Im Nachbarhaus war eine Gemeinschaftswaschküche die schon lange nicht mehr benutzt wurde. Die meisten Nachbarn hatten schon eine Waschmaschine. In der alten Waschküche stand ein gemauerter Waschkessel, der mit Holz und Kohlen angeheizt werden musste. Wie oft ich da unten Wäsche gewaschen habe, weiß ich heute nicht mehr. In der finsteren Waschküche hatte ich mich vor den Ratten gefürchtet, die sich dort überall eingenistet hatten. Da der alte Waschkessel schon lange Zeit nicht mehr benutzt wurde, hatten sich die Ratten dort im Feuerraum eingenistet.

Viele Hausbewohner haben sich darüber aufgeregt, dass ich als kleiner Junge solche Arbeit machen musste. Ich konnte als kleines Kind noch nicht alles wissen, und oftmals waren einige Wäschestücke nicht sauber geworden, da für den großen Waschkessel zu wenig Waschpulver vorhanden war. Das brachte dann wieder Ärger mit sich.

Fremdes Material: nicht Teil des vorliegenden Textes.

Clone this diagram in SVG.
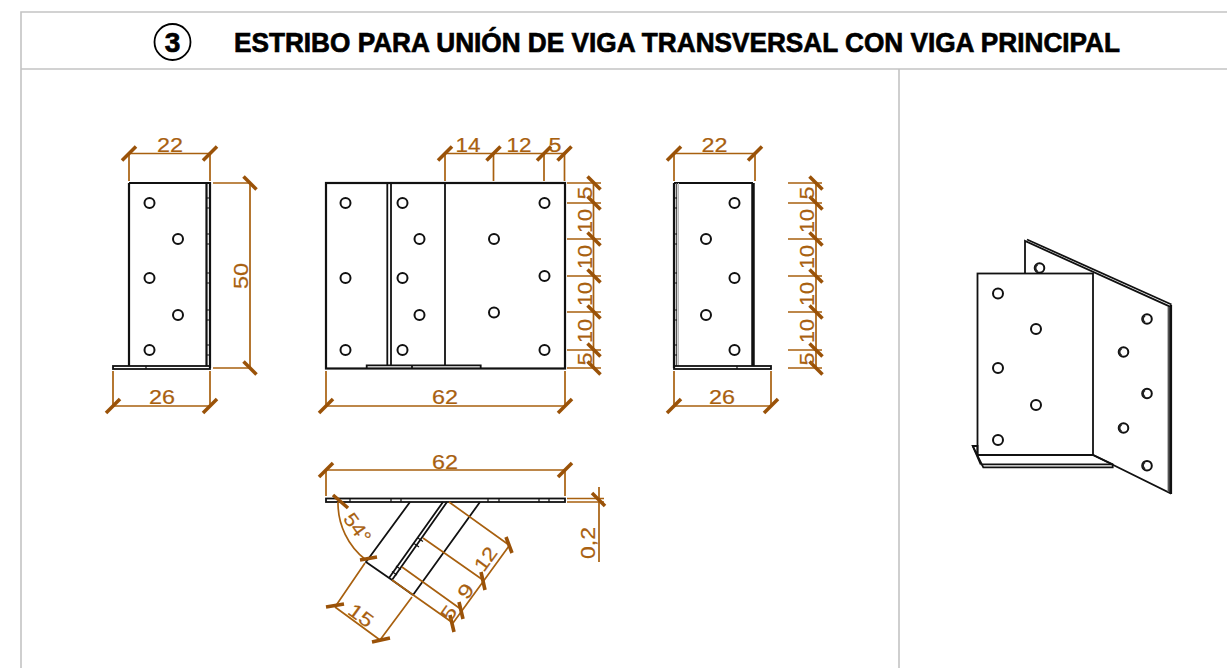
<svg xmlns="http://www.w3.org/2000/svg" width="1227" height="668" viewBox="0 0 1227 668">
<style>
.fr{fill:none;stroke:#c4c4c4;stroke-width:1.6}
.k{fill:none;stroke:#111;stroke-width:1.8}
.kk{fill:none;stroke:#111;stroke-width:2.2}
.t{fill:none;stroke:#111;stroke-width:1.2}
.h{fill:#fff;stroke:#111;stroke-width:2}
.d{fill:none;stroke:#a8600f;stroke-width:1.7}
.x{fill:none;stroke:#9a5208;stroke-width:3.6}
.n{font-family:"Liberation Sans",Arial,sans-serif;font-size:19.500px;fill:#a8600f;stroke:#a8600f;stroke-width:.2;text-anchor:middle}
.title{font-family:"Liberation Sans",Arial,sans-serif;font-weight:700;font-size:28px;fill:#000;stroke:#000;stroke-width:.7}
</style>
<defs>
<circle id="hole" r="5" class="h"/>
<path id="tick" d="M-7 7L7-7" class="x"/>
<path id="tickb" d="M-6.500-6.500L6.500 6.500" class="x"/>
<path id="edge" d="M0 198h3M0 208h3M0 234h3M0 244h3M0 273h3M0 283h3M0 310h3M0 320h3M0 345h3M0 355h3" class="t"/>
</defs>
<g id="frame">
<path class="fr" d="M1227 12H21V668M21 69H1227M899 69V668"/>
<circle cx="172.500" cy="42" r="18" fill="none" stroke="#000" stroke-width="1.800"/>
<text x="172.500" y="52" class="title" text-anchor="middle">3</text>
<text x="234" y="51.500" class="title" textLength="886" lengthAdjust="spacingAndGlyphs">ESTRIBO PARA UNIÓN DE VIGA TRANSVERSAL CON VIGA PRINCIPAL</text>
</g>
<g id="view-left">
<path class="kk" d="M129 183H210V368M129 183V366M206.500 183V366"/>
<rect x="113" y="366" width="97" height="3" class="k" fill="#fff"/>
<path class="t" d="M146 366v3"/>
<use href="#edge" x="207"/>
<use href="#hole" x="149.500" y="203"/><use href="#hole" x="178" y="239"/><use href="#hole" x="149.500" y="278"/><use href="#hole" x="178" y="315"/><use href="#hole" x="149.500" y="350"/>
<path class="d" d="M129 181V153.500M210 181V153.500M129 153.500H210M213 183H250M213 368H250M250 183V368M113 371V406M210 371V406M113 406H210"/>
<use href="#tick" x="129" y="153.500"/><use href="#tick" x="210" y="153.500"/><use href="#tickb" x="250" y="183"/><use href="#tickb" x="250" y="368"/><use href="#tick" x="113" y="406"/><use href="#tick" x="210" y="406"/>
<text class="n" x="170" y="152" textLength="26" lengthAdjust="spacingAndGlyphs">22</text>
<text class="n" x="162" y="403.500" textLength="26" lengthAdjust="spacingAndGlyphs">26</text>
<text class="n" transform="translate(248 276) rotate(-90)" textLength="26" lengthAdjust="spacingAndGlyphs">50</text>
</g>
<g id="view-center">
<rect x="326" y="183" width="239" height="185.500" class="kk" fill="#fff"/>
<path class="k" d="M387.300 183V366M391 183V366M445 183V366"/>
<path class="k" d="M366.700 368V365.300H480.700V368M412 365.300V368"/>
<use href="#hole" x="345.500" y="203"/><use href="#hole" x="345.500" y="278"/><use href="#hole" x="345.500" y="350"/>
<use href="#hole" x="402.500" y="203"/><use href="#hole" x="402.500" y="278"/><use href="#hole" x="402.500" y="350"/><use href="#hole" x="419.500" y="239"/><use href="#hole" x="419.500" y="315"/>
<use href="#hole" x="494" y="239"/><use href="#hole" x="494" y="312.500"/>
<use href="#hole" x="544.500" y="203"/><use href="#hole" x="544.500" y="276"/><use href="#hole" x="544.500" y="350"/>
<path class="d" d="M445 181V153.500M493.500 181V153.500M544 181V153.500M564.500 181V153.500M445 153.500H564.500"/>
<path class="d" d="M567 183H601M567 203H601M567 239H601M567 276H601M567 312H601M567 350H601M567 368H601M593.500 183V368"/>
<path class="d" d="M326 371V406M565 371V406M326 406H565"/>
<use href="#tick" x="445" y="153.500"/><use href="#tick" x="493.500" y="153.500"/><use href="#tick" x="544" y="153.500"/><use href="#tick" x="564.500" y="153.500"/>
<use href="#tickb" x="594" y="183"/><use href="#tickb" x="594" y="203"/><use href="#tickb" x="594" y="239"/><use href="#tickb" x="594" y="276"/><use href="#tickb" x="594" y="312"/><use href="#tickb" x="594" y="350"/><use href="#tickb" x="594" y="368"/>
<use href="#tick" x="326" y="406"/><use href="#tick" x="565" y="406"/>
<text class="n" x="468" y="151.500" textLength="25" lengthAdjust="spacingAndGlyphs">14</text>
<text class="n" x="519" y="151.500" textLength="25" lengthAdjust="spacingAndGlyphs">12</text>
<text class="n" x="555" y="151.500" textLength="13" lengthAdjust="spacingAndGlyphs">5</text>
<text class="n" x="445" y="403.500" textLength="26" lengthAdjust="spacingAndGlyphs">62</text>
<g>
<text class="n" transform="translate(592 193) rotate(-90)" textLength="13" lengthAdjust="spacingAndGlyphs">5</text>
<text class="n" transform="translate(592 221) rotate(-90)" textLength="24" lengthAdjust="spacingAndGlyphs">10</text>
<text class="n" transform="translate(592 257) rotate(-90)" textLength="24" lengthAdjust="spacingAndGlyphs">10</text>
<text class="n" transform="translate(592 294) rotate(-90)" textLength="24" lengthAdjust="spacingAndGlyphs">10</text>
<text class="n" transform="translate(592 331) rotate(-90)" textLength="24" lengthAdjust="spacingAndGlyphs">10</text>
<text class="n" transform="translate(592 359) rotate(-90)" textLength="13" lengthAdjust="spacingAndGlyphs">5</text>
</g>
</g>
<g id="view-right">
<path class="kk" d="M674 183H753M674 183V368"/>
<path stroke="#111" stroke-width="3.500" d="M753 183V366"/>
<path d="M676.500 183V366" stroke="#555" stroke-width="1.500"/>
<path d="M678.500 183V366" stroke="#bbb" stroke-width="1"/>
<rect x="674" y="366" width="97" height="3" class="k" fill="#fff"/>
<path class="t" d="M737 366v3"/>
<use href="#edge" x="674"/>
<use href="#hole" x="734.500" y="203"/><use href="#hole" x="706" y="239"/><use href="#hole" x="734.500" y="278"/><use href="#hole" x="706" y="315"/><use href="#hole" x="734.500" y="350"/>
<path class="d" d="M674 181V153.500M755 181V153.500M674 153.500H755M674 371V406M771 371V406M674 406H771"/>
<path class="d" d="M788 183H822M788 203H822M788 239H822M788 276H822M788 312H822M788 350H822M788 368H822M816 183V368"/>
<use href="#tick" x="674" y="153.500"/><use href="#tick" x="755" y="153.500"/><use href="#tick" x="674" y="406"/><use href="#tick" x="771" y="406"/>
<use href="#tickb" x="816" y="183"/><use href="#tickb" x="816" y="203"/><use href="#tickb" x="816" y="239"/><use href="#tickb" x="816" y="276"/><use href="#tickb" x="816" y="312"/><use href="#tickb" x="816" y="350"/><use href="#tickb" x="816" y="368"/>
<text class="n" x="714.500" y="152" textLength="26" lengthAdjust="spacingAndGlyphs">22</text>
<text class="n" x="722" y="403.500" textLength="26" lengthAdjust="spacingAndGlyphs">26</text>
<text class="n" transform="translate(814 193) rotate(-90)" textLength="13" lengthAdjust="spacingAndGlyphs">5</text>
<text class="n" transform="translate(814 221) rotate(-90)" textLength="24" lengthAdjust="spacingAndGlyphs">10</text>
<text class="n" transform="translate(814 257) rotate(-90)" textLength="24" lengthAdjust="spacingAndGlyphs">10</text>
<text class="n" transform="translate(814 294) rotate(-90)" textLength="24" lengthAdjust="spacingAndGlyphs">10</text>
<text class="n" transform="translate(814 331) rotate(-90)" textLength="24" lengthAdjust="spacingAndGlyphs">10</text>
<text class="n" transform="translate(814 359) rotate(-90)" textLength="13" lengthAdjust="spacingAndGlyphs">5</text>
</g>
<g id="view-bottom">
<rect x="326" y="498.500" width="239" height="3.500" class="k" fill="#fff"/>
<path class="t" d="M350 498.500v3.500M391 498.500v3.500M401 498.500v3.500M488 498.500v3.500M499 498.500v3.500M539 498.500v3.500M549 498.500v3.500"/>
<path class="k" d="M410 502L366 562L392 580M443 502L389 578M447 502L392 580M480 502L413 595M392 580L413 595"/>
<path class="t" d="M418 538l5 3.500M414 543.500l5 3.500M396 566l5 3.500M392 571.500l5 3.500"/>
<path class="d" d="M326 496V470M565 496V470M326 470H565"/>
<path class="d" d="M567 498.500H604M567 502H604M599 487V562"/>
<path class="d" d="M338 502A72 72 0 0 0 366 560"/>
<path class="d" d="M365 563L335 607M412 597L380 640M335 607L380 640"/>
<path class="d" d="M392 580L453 623M402 567L462 610M423 538L483 580M449 502L509 545M453 623L509 546"/>
<use href="#tick" x="326" y="470"/><use href="#tick" x="565" y="470"/>
<use href="#tickb" x="598.500" y="499.500"/>
<path class="x" d="M333 495L348 508M360 560L377 557M326 607L344 604M372 642L390 638M450 615L454 632M459 602L463 619M481 572L485 590M506 537L512 553"/>
<text class="n" x="445" y="468.500" textLength="26" lengthAdjust="spacingAndGlyphs">62</text>
<text class="n" transform="translate(595 543) rotate(-90)" textLength="32" lengthAdjust="spacingAndGlyphs">0,2</text>
<text class="n" transform="translate(352 532) rotate(54)" textLength="32" lengthAdjust="spacingAndGlyphs">54°</text>
<text class="n" transform="translate(357 621) rotate(36)" textLength="26" lengthAdjust="spacingAndGlyphs">15</text>
<text class="n" transform="translate(454 617) rotate(-54)" textLength="14" lengthAdjust="spacingAndGlyphs">5</text>
<text class="n" transform="translate(471 595) rotate(-54)" textLength="14" lengthAdjust="spacingAndGlyphs">9</text>
<text class="n" transform="translate(491 563) rotate(-54)" textLength="25" lengthAdjust="spacingAndGlyphs">12</text>
</g>
<g id="view-3d">
<path class="k" fill="#fff" d="M1025 273V241L1170 306.700V493L1093 455"/>
<path class="k" d="M1027 239.500L1171.500 304.500"/>
<path class="kk" d="M1171 305V494"/><path stroke="#555" stroke-width="1.800" d="M1168.500 307V492"/>
<rect x="977.500" y="273.500" width="115.500" height="181.500" class="k" fill="#fff"/>
<path class="k" fill="#fff" d="M977.500 455H1093L1112.700 464.300V467.300H983.300L972.700 446H977.500Z"/>
<path class="k" d="M980.700 464.300H1112.700M972.700 446L980.700 464.300"/>
<use href="#hole" x="998" y="293.500"/><use href="#hole" x="1036" y="329"/><use href="#hole" x="998" y="368"/><use href="#hole" x="1036" y="405"/><use href="#hole" x="998" y="440"/>
<g class="h" fill="#fff">
<circle cx="1039.500" cy="268" r="4.800"/><circle cx="1147" cy="319" r="4.800"/><circle cx="1123.500" cy="352" r="4.800"/><circle cx="1147" cy="393.500" r="4.800"/><circle cx="1123.500" cy="428" r="4.800"/><circle cx="1147" cy="465.700" r="4.800"/>
</g>
<path stroke="#222" stroke-width="2" fill="none" d="M1037.500 264.500A4 4 0 0 0 1037.500 271.500M1145 315.500A4 4 0 0 0 1145 322.500M1121.500 348.500A4 4 0 0 0 1121.500 355.500M1145 390A4 4 0 0 0 1145 397M1121.500 424.500A4 4 0 0 0 1121.500 431.500M1145 462A4 4 0 0 0 1145 469"/>
</g>
</svg>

Eine Waschmaschine, die meine Mutter spontan auf Ratenzahlung gekauft hatte, wurde einige Zeit später wieder abgeholt, weil die Maschine gar nicht angeschlossen werden konnte. Die elektrische Leitung war zu schwach und die Sicherung sprang ständig heraus. Der Sicherungskasten war im Nebenhaus.

Der Gerichtsvollzieher

Überall hat sie sich bereden lassen, und wieder auf Ratenzahlung gekauft. Bereits kurze Zeit später hat man die auf Raten gekauften Sachen dann meist wieder abgeholt, oder der Gerichtsvollzieher stand vor der Türe.

Fast jeden Tag waren bitterböse Mahnungen im Briefkasten, die meine Mutter einfach ignorierte.

Als der Gerichtsvollzieher sich angemeldet hatte, hat sich meine Mutter einfach verdrückt, denn ich war ja zu Hause. Als kleiner Junge musste ich erleben, wie ein fremder Mann alle Schränke durchsuchte, mir peinliche Fragen stellte und kleine Aufkleberchen an die Möbel klebte. Ich habe große Angst vor diesem Mann gehabt, weil ich dachte, er nimmt mir meinen Teddybär weg. Erst am späten Abend, kam meine Mutter zurück. Diese Situation werde ich nie vergessen. Ich habe jedoch daraus gelernt, niemals etwas zu kaufen, wenn das Geld nicht vorhanden ist.

In der Nachbarschaft waren wir zum Gespött geworden. Ich habe das deutlich zu spüren bekommen.